Антропологию же мы определим, как науку, которая изучает человека, как особый животный вид, историю и происхождение этого вида и является наукой чисто биологической.

Таким образом, антропология, имея в основе своей анатомию (и физиологию) с одной стороны, и зоологию (и палеонтологию) с другой стороны, опирается в выводах своих на биологию, пользуясь, в качестве материала, наблюдением современного человека (антропометрия) и ископаемого (археология).

Археология, давая материал для антрополога, связана с геологией по методу, а от части и по содержанию (в отношении ископаемых животных). Но здесь считаю необходимо установить, что археология не есть наука самостоятельная, а метод антропологии и истории. Поэтому археологию можно разделить на два независимых отдела: археология историческая и археология доисторическая. Первая отыскивает исторические памятники исторических цивилизованных народов, вторая дает материалы для этнографии вымерших народов и антропологии ископаемого человека, а поэтому носит также название палеэтнология.

Антропология в методологическом отношении связанна также и с математикой, так как современный антрополог без помощи теории вероятности работать уже не может.

Далее мы видим, что этнография, изучающая человека в отношении его культуры, не может не базироваться на технологии, связанной косвенно с археологией. История технологии и сравнительная этнография поразительно похожи по своему содержанию и изложению. Вместе с тем этнография при изучении народов и их общественного быта не может не пользоваться выводами социологии и сопредельных наук, дающих материал социологии, т.е. экономических и юридических наук. Но при уяснении современных нам фактов сравнительный метод может быть заменен также анализом исторической последовательности фактов, а потому этнография, как материалом, пользуется и историей. Наконец, для познания вопросов религии и мышления народов необходимо изучение существующих религий, философии и психологии, а также их истории. Опуская дальнейшую детализацию связи этнографии с другими гуманитарныеми науками, я формулирую: этнография изучает человека в его этнических группировках со стороны проявления его духовных качеств, т.е. изучает его, как производителя материальных богатств, создателя общества и творца способов миропознания и миропонимания.

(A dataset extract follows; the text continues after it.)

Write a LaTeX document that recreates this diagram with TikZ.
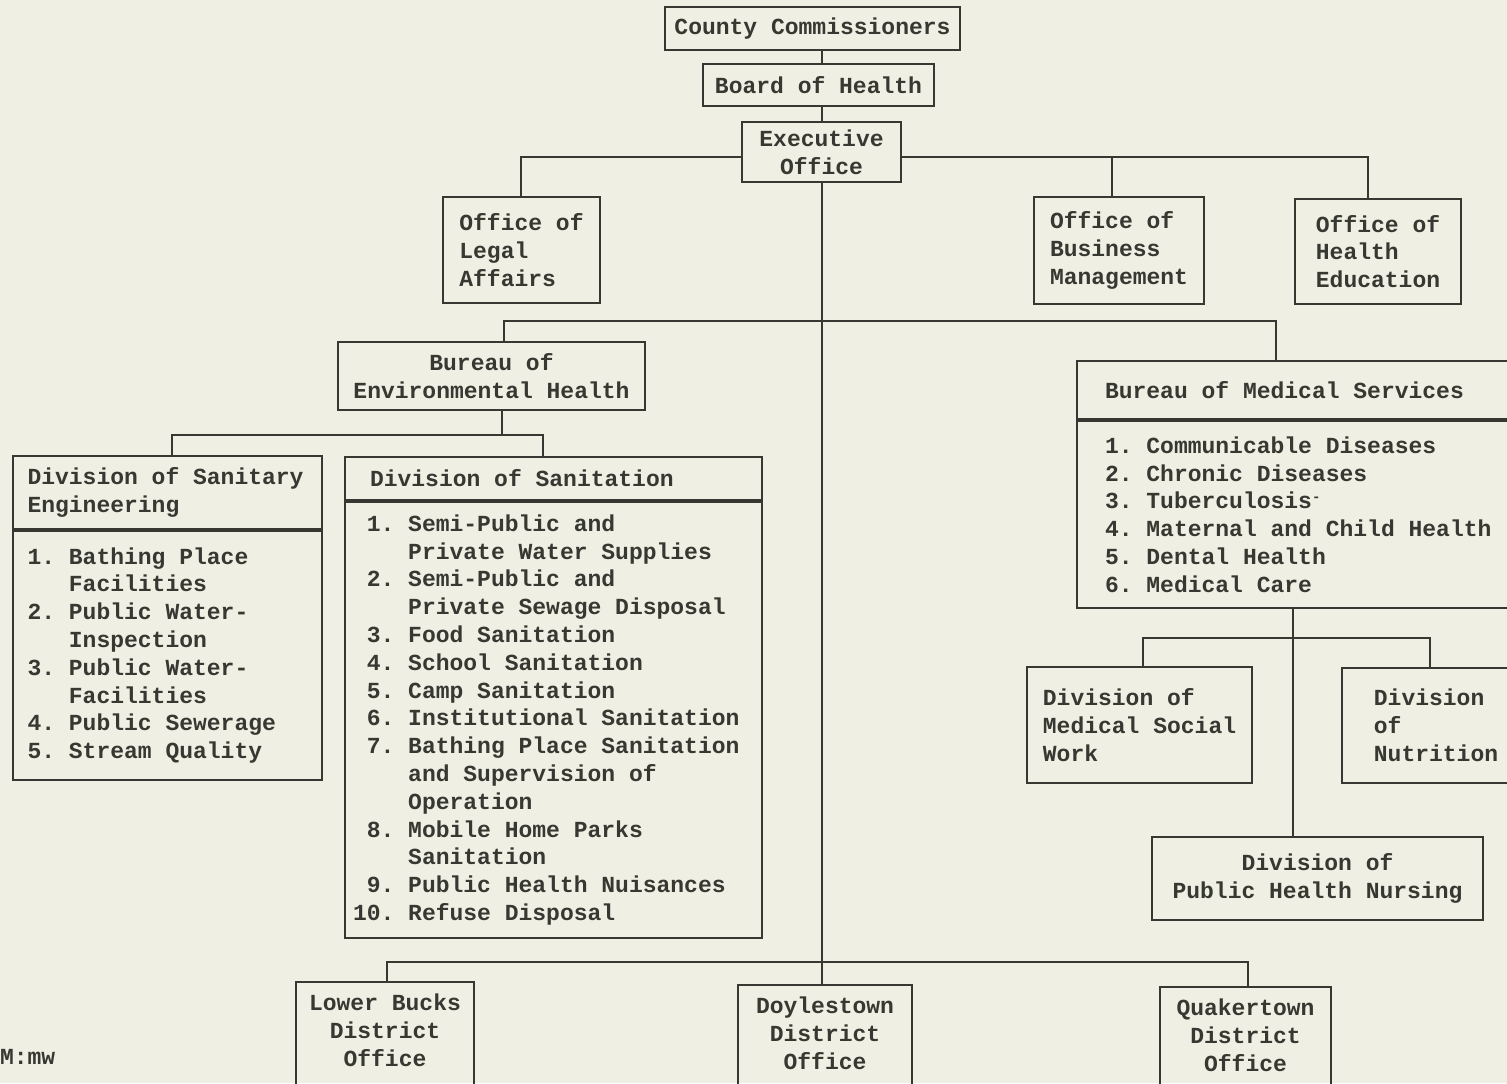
\documentclass[tikz,border=0pt]{standalone}
\usepackage{fontspec}
\setmainfont{Liberation Mono}
\usepackage{tikz}
\usetikzlibrary{positioning}
\definecolor{paper}{RGB}{239,240,227}
\definecolor{ink}{RGB}{56,56,50}

\begin{document}
\begin{tikzpicture}[x=0.5pt, y=-0.5pt, color=ink, line width=1pt]
    \tikzstyle{office}=[draw, inner sep=3pt, font=\fontsize{11.5pt}{13.9pt}\selectfont\bfseries\frenchspacing]
    \tikzstyle{listhead}=[office, align=flush left]
    \tikzstyle{district}=[office, align=center, minimum width=88pt, minimum height=62pt]

    \useasboundingbox (0,0) rectangle (1507,1083);
    \fill[paper] (0,0) rectangle (1507,1083);
    \clip (0,0) rectangle (1507,1083);

    \node[office, minimum width=147.5pt, minimum height=21.5pt] (commish) at (812.5,28.5) {County Commissioners};
    \node[office, minimum width=115.5pt, minimum height=21pt] (board) at (818.5,85) {Board of Health};
    \node[office, align=center, minimum width=79.5pt, minimum height=30pt] (exec) at (821.5,152) {Executive\\Office};

    % staff offices
    \node[office, align=left, minimum width=78.5pt, minimum height=53pt] (legal) at (521.5,250) {Office of\\Legal\\Affairs};
    \node[office, align=left, minimum width=85pt, minimum height=53.5pt] (busi) at (1119,250.5) {Office of\\Business\\Management};
    \node[office, align=left, minimum width=83pt, minimum height=52.5pt] (hlthed) at (1378,251.5) {Office of\\Health\\Education};

    % environmental side
    \node[office, align=center, minimum width=153.5pt, minimum height=34pt] (envbur) at (491.5,376) {Bureau of\\Environmental Health};

    \node[listhead, text width=140pt, inner xsep=7.25pt, minimum height=36.5pt] (enghead) at (167.5,492.5) {Division of Sanitary\\Engineering};
    \node[listhead, text width=140pt, inner xsep=7.25pt, minimum height=124.5pt, below=0pt of enghead] (englist) {%
        1. Bathing Place\\
        \phantom{1. }Facilities\\
        2. Public Water-\\
        \phantom{1. }Inspection\\
        3. Public Water-\\
        \phantom{1. }Facilities\\
        4. Public Sewerage\\
        5. Stream Quality};

    \node[listhead, text width=183.5pt, inner xsep=12.5pt, minimum height=21.5pt] (sanithead) at (553.5,478.5) {Division of Sanitation};
    \node[listhead, text width=200.5pt, inner xsep=4pt, minimum height=218pt, below=0pt of sanithead] (sanitlist) {%
        \phantom{1}1. Semi-Public and\\
        \phantom{10. }Private Water Supplies\\
        \phantom{1}2. Semi-Public and\\
        \phantom{10. }Private Sewage Disposal\\
        \phantom{1}3. Food Sanitation\\
        \phantom{1}4. School Sanitation\\
        \phantom{1}5. Camp Sanitation\\
        \phantom{1}6. Institutional Sanitation\\
        \phantom{1}7. Bathing Place Sanitation\\
        \phantom{10. }and Supervision of\\
        \phantom{10. }Operation\\
        \phantom{1}8. Mobile Home Parks\\
        \phantom{10. }Sanitation\\
        \phantom{1}9. Public Health Nuisances\\
        10. Refuse Disposal};

    % medical side
    \node[listhead, text width=198.5pt, inner xsep=14pt, minimum height=29pt] (medhead) at (1303.5,390) {Bureau of Medical Services};
    \node[listhead, text width=198.5pt, inner xsep=14pt, minimum height=93.5pt, below=0pt of medhead] (medlist) {%
        1. Communicable Diseases\\
        2. Chronic Diseases\\
        3. Tuberculosis\raisebox{.3em}{\scriptsize -}\\
        4. Maternal and Child Health\\
        5. Dental Health\\
        6. Medical Care};

    \node[office, align=left, minimum width=112.5pt, minimum height=58pt] (msw) at (1139.5,725) {Division of\\Medical Social\\Work};
    \node[office, align=left, minimum width=94pt, minimum height=57.5pt] (nutr) at (1436,725.5) {Division\\of\\Nutrition};
    \node[office, align=center, minimum width=165.5pt, minimum height=41.5pt] (phn) at (1317.5,878.5) {Division of\\Public Health Nursing};

    % district offices
    \node[district, minimum width=89pt] (lower) at (385,1044) {Lower Bucks\\District\\Office\\~};
    \node[district, minimum width=87pt] (doyle) at (825,1047) {Doylestown\\District\\Office\\~};
    \node[district, minimum width=85.5pt] (quaker) at (1245.5,1049) {Quakertown\\District\\Office\\~};

    \node[anchor=west, inner sep=0pt, font=\fontsize{11.5pt}{13.9pt}\selectfont\bfseries] (typist) at (-1,1057) {M:mw};

    % junction points
    \coordinate (legaltap) at (521,157);
    \coordinate (busitap) at (1112,157);
    \coordinate (hlthtap) at (1368,157);
    \coordinate (envtap) at (504,321);
    \coordinate (medtap) at (1276,321);
    \coordinate (envdrop) at (502,435);
    \coordinate (engtap) at (172,435);
    \coordinate (sanitap) at (543,435);
    \coordinate (medtrunk) at (1293,638);
    \coordinate (mswtap) at (1143,638);
    \coordinate (nutrtap) at (1430,638);
    \coordinate (lowertap) at (387,962);
    \coordinate (quaktap) at (1248,962);

    % edges
    \draw (commish.south -| exec) -- (board.north -| exec);
    \draw (board.south -| exec) -- (exec.north);
    \draw (exec.west |- legaltap) -- (legaltap) -- (legal.north -| legaltap);
    \draw (exec.east |- hlthtap) -- (hlthtap) -- (hlthed.north -| hlthtap);
    \draw (busitap) -- (busi.north -| busitap);
    \draw (exec.south) -- (exec.south |- doyle.north);   % main trunk

    \draw (envbur.north -| envtap) -- (envtap) -- (medtap) -- (medhead.north -| medtap);
    \draw (envbur.south -| envdrop) -- (envdrop);
    \draw (enghead.north -| engtap) -- (engtap) -- (sanitap) -- (sanithead.north -| sanitap);

    \draw (medlist.south -| medtrunk) -- (phn.north -| medtrunk);
    \draw (msw.north -| mswtap) -- (mswtap) -- (nutrtap) -- (nutr.north -| nutrtap);

    \draw (lower.north -| lowertap) -- (lowertap) -- (quaktap) -- (quaker.north -| quaktap);

\end{tikzpicture}
\end{document}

Таким образом, этнография, имея в основе своей языкознание, опирается в выводах своих на психологию, технологию, социологию, пользуясь в качестве материала наблюдением современных этносов (народоописание) и их предков (история и археология).

Теперь мне остается сказать еще несколько слов о языкознаниии и связи его с этнографией. Естественно, что понимание психологии народа возможно только при понимании его языка. Языкознание, таким образом, является связанным с этнографией по материалам наблюдения, но эта связь еще более усиливается, когда этнография изучает психологию этноса и пользуется выводами языкознания для своих целей. Я формулирую: языкознание изучает законы развития речи человека, как основного условия создания человеческой культуры во всех ее видах опирается с одной стороны на физиологию, анатомию, с другой — на психологию, создает свои законы, пользуясь как материалом, наблюдением живых языков и литератур.

Итак в связи наук, обслуживающих антропологию, этнографию и языкознание, можно видеть непрерывную связь и зависимость их от основных групп: биологических и гуманитарных наук. Антропология находится целиком в группе естественных наук, этнография — в группе гуманитарных и отчасти технических и языкознание входит в обе группы.

Эти три науки в своих выводах, в создании общих им всем законов, объединяются молодой наукой - этнологией, которая ставит целью своей открытие связи между различными сторонами человека, в науках изучающих его т.е. антропологии, этнографии и языкознания, и создание законов, определяющих историю отдельных этносов — народностей. Подобно тому, как биология есть наука о жизни вообще, этнология есть наука об этносе, как форме, в которой развилось и живет человечество, т.е. этнология, как и биология, открывает законы жизни человека, как вида, а следовательно, его мышления и науки, как результата мышления, и таким образом, этнология является венцом знания человека.